__AIM__: Restate every line of the material, word for word.

+ + + +

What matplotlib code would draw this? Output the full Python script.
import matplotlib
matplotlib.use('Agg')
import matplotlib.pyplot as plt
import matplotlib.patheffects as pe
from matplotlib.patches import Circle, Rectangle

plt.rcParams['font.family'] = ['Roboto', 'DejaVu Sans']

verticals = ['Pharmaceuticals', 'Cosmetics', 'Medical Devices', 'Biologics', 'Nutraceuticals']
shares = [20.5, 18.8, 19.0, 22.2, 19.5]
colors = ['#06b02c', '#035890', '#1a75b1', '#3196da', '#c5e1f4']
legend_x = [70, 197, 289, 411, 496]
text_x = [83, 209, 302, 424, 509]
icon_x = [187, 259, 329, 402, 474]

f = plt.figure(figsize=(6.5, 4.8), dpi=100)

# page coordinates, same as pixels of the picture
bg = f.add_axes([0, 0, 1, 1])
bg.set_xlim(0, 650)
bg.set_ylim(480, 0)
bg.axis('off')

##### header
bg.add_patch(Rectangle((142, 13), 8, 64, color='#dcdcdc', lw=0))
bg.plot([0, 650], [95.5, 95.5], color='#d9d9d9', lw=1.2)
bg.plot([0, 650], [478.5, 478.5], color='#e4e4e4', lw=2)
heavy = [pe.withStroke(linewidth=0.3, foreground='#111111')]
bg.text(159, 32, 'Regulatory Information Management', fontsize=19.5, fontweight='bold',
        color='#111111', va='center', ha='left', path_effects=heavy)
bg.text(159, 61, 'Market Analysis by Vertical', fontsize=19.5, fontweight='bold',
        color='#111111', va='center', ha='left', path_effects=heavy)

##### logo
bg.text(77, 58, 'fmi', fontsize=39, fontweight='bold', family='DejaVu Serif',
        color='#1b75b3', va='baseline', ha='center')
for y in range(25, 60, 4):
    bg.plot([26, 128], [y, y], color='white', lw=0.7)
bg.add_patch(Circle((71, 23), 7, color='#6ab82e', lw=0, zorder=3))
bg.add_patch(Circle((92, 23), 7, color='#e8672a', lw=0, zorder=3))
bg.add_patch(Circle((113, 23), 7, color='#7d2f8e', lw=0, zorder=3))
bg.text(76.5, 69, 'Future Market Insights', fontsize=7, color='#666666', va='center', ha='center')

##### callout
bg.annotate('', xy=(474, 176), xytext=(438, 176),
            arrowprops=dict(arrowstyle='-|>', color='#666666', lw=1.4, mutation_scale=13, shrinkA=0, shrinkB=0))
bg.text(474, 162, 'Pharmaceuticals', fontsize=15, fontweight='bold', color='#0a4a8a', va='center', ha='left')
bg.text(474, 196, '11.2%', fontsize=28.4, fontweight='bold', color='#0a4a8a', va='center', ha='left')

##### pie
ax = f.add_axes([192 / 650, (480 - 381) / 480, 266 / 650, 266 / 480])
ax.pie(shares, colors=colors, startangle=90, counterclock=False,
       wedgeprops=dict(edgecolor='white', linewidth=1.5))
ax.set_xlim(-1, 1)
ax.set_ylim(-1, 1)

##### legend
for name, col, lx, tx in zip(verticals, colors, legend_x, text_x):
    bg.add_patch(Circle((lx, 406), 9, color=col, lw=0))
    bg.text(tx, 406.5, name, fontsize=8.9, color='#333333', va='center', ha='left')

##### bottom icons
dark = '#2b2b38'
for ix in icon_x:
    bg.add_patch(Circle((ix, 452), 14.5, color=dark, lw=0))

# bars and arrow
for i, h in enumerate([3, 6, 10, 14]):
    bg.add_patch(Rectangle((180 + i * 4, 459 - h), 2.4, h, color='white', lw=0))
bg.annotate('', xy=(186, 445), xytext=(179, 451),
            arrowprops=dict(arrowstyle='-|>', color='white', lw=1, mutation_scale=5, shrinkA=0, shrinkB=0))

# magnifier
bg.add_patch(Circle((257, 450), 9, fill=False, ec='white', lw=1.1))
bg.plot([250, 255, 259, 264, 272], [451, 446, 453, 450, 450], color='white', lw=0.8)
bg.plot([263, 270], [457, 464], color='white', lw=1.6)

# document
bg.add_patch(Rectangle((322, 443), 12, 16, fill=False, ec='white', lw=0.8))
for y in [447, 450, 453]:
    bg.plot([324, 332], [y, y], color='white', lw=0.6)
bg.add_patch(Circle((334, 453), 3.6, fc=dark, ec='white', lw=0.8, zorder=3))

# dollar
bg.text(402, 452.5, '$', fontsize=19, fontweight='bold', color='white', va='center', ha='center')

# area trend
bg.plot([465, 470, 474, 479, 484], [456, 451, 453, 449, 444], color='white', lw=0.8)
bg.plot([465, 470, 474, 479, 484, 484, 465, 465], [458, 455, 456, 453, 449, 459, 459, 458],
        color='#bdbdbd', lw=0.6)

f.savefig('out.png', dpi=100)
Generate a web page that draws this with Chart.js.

+ + + +

__TASK ANSWER__:
What matplotlib code would draw this? Output the full Python script.
import matplotlib
matplotlib.use('Agg')
import matplotlib.pyplot as plt
import matplotlib.patheffects as pe
from matplotlib.patches import Circle, Rectangle

plt.rcParams['font.family'] = ['Roboto', 'DejaVu Sans']

verticals = ['Pharmaceuticals', 'Cosmetics', 'Medical Devices', 'Biologics', 'Nutraceuticals']
shares = [20.5, 18.8, 19.0, 22.2, 19.5]
colors = ['#06b02c', '#035890', '#1a75b1', '#3196da', '#c5e1f4']
legend_x = [70, 197, 289, 411, 496]
text_x = [83, 209, 302, 424, 509]
icon_x = [187, 259, 329, 402, 474]

f = plt.figure(figsize=(6.5, 4.8), dpi=100)

# page coordinates, same as pixels of the picture
bg = f.add_axes([0, 0, 1, 1])
bg.set_xlim(0, 650)
bg.set_ylim(480, 0)
bg.axis('off')

##### header
bg.add_patch(Rectangle((142, 13), 8, 64, color='#dcdcdc', lw=0))
bg.plot([0, 650], [95.5, 95.5], color='#d9d9d9', lw=1.2)
bg.plot([0, 650], [478.5, 478.5], color='#e4e4e4', lw=2)
heavy = [pe.withStroke(linewidth=0.3, foreground='#111111')]
bg.text(159, 32, 'Regulatory Information Management', fontsize=19.5, fontweight='bold',
        color='#111111', va='center', ha='left', path_effects=heavy)
bg.text(159, 61, 'Market Analysis by Vertical', fontsize=19.5, fontweight='bold',
        color='#111111', va='center', ha='left', path_effects=heavy)

##### logo
bg.text(77, 58, 'fmi', fontsize=39, fontweight='bold', family='DejaVu Serif',
        color='#1b75b3', va='baseline', ha='center')
for y in range(25, 60, 4):
    bg.plot([26, 128], [y, y], color='white', lw=0.7)
bg.add_patch(Circle((71, 23), 7, color='#6ab82e', lw=0, zorder=3))
bg.add_patch(Circle((92, 23), 7, color='#e8672a', lw=0, zorder=3))
bg.add_patch(Circle((113, 23), 7, color='#7d2f8e', lw=0, zorder=3))
bg.text(76.5, 69, 'Future Market Insights', fontsize=7, color='#666666', va='center', ha='center')

##### callout
bg.annotate('', xy=(474, 176), xytext=(438, 176),
            arrowprops=dict(arrowstyle='-|>', color='#666666', lw=1.4, mutation_scale=13, shrinkA=0, shrinkB=0))
bg.text(474, 162, 'Pharmaceuticals', fontsize=15, fontweight='bold', color='#0a4a8a', va='center', ha='left')
bg.text(474, 196, '11.2%', fontsize=28.4, fontweight='bold', color='#0a4a8a', va='center', ha='left')

##### pie
ax = f.add_axes([192 / 650, (480 - 381) / 480, 266 / 650, 266 / 480])
ax.pie(shares, colors=colors, startangle=90, counterclock=False,
       wedgeprops=dict(edgecolor='white', linewidth=1.5))
ax.set_xlim(-1, 1)
ax.set_ylim(-1, 1)

##### legend
for name, col, lx, tx in zip(verticals, colors, legend_x, text_x):
    bg.add_patch(Circle((lx, 406), 9, color=col, lw=0))
    bg.text(tx, 406.5, name, fontsize=8.9, color='#333333', va='center', ha='left')

##### bottom icons
dark = '#2b2b38'
for ix in icon_x:
    bg.add_patch(Circle((ix, 452), 14.5, color=dark, lw=0))

# bars and arrow
for i, h in enumerate([3, 6, 10, 14]):
    bg.add_patch(Rectangle((180 + i * 4, 459 - h), 2.4, h, color='white', lw=0))
bg.annotate('', xy=(186, 445), xytext=(179, 451),
            arrowprops=dict(arrowstyle='-|>', color='white', lw=1, mutation_scale=5, shrinkA=0, shrinkB=0))

# magnifier
bg.add_patch(Circle((257, 450), 9, fill=False, ec='white', lw=1.1))
bg.plot([250, 255, 259, 264, 272], [451, 446, 453, 450, 450], color='white', lw=0.8)
bg.plot([263, 270], [457, 464], color='white', lw=1.6)

# document
bg.add_patch(Rectangle((322, 443), 12, 16, fill=False, ec='white', lw=0.8))
for y in [447, 450, 453]:
    bg.plot([324, 332], [y, y], color='white', lw=0.6)
bg.add_patch(Circle((334, 453), 3.6, fc=dark, ec='white', lw=0.8, zorder=3))

# dollar
bg.text(402, 452.5, '$', fontsize=19, fontweight='bold', color='white', va='center', ha='center')

# area trend
bg.plot([465, 470, 474, 479, 484], [456, 451, 453, 449, 444], color='white', lw=0.8)
bg.plot([465, 470, 474, 479, 484, 484, 465, 465], [458, 455, 456, 453, 449, 459, 459, 458],
        color='#bdbdbd', lw=0.6)

f.savefig('out.png', dpi=100)
Generate a web page that draws this with Chart.js.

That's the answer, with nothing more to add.